Abstract:Sulfur is an essential element for life and exists ubiquitously in living systems. Yet, how the sulfur atom is incorporated in many sulfur-containing secondary metabolites remains poorly understood. For C-S bond formation in primary metabolites, the major ionic sulfur sources are the protein-persulfide and protein-thiocarboxylate. In each case, the persulfide and thiocarboxylate group on these sulfur-carrier (donor) proteins are post-translationally generated through the action of a specific activating enzyme.  In all bacterial cases reported thus far, the genes encoding the enzyme that catalyzes the actual C-S bond formation reaction and its cognate sulfur-carrier protein co-exist in the same gene cluster. To study 2-thiosugar production in BE-7585A, an antibiotic from Amycolatopsis orientalis, we identified a putative 2-thioglucose synthase, BexX, whose protein sequence and mode of action appear similar to those of ThiG, the enzyme catalyzing thiazole formation in thiamin biosynthesis. However, no sulfur-carrier protein gene could be located in the BE-7585A cluster. Subsequent genome sequencing revealed the presence of a few sulfur-carrier proteins likely involved in the biosynthesis of primary metabolites, but surprisingly only a single activating enzyme gene in the entire genome of A. orientalis.

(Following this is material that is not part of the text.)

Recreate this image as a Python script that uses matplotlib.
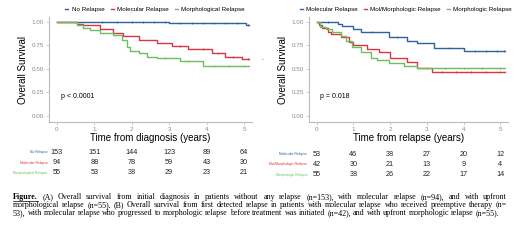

Further experiments showed that this activating enzyme is capable of adenylating each of these sulfur-carrier proteins, and likely also catalyzing the subsequent thiolation taking advantage of its rhodanese activity.  A proper combination of these sulfur delivery systems is effective for BexX-catalyzed 2-thioglucose production. The ability of BexX to selectively distinguish sulfur-carrier proteins is given a structural basis using X-ray crystallography. These studies represent the first complete characterization of a thiosugar formation in nature and also demonstrate the receptor promiscuity of the sulfur-delivery system in A. orientalis. Our results also provide evidence that exploitation of sulfur-delivery machineries of primary metabolism for thte biosynthesis of sulfur-containing natural products is likely a general strategy found in nature.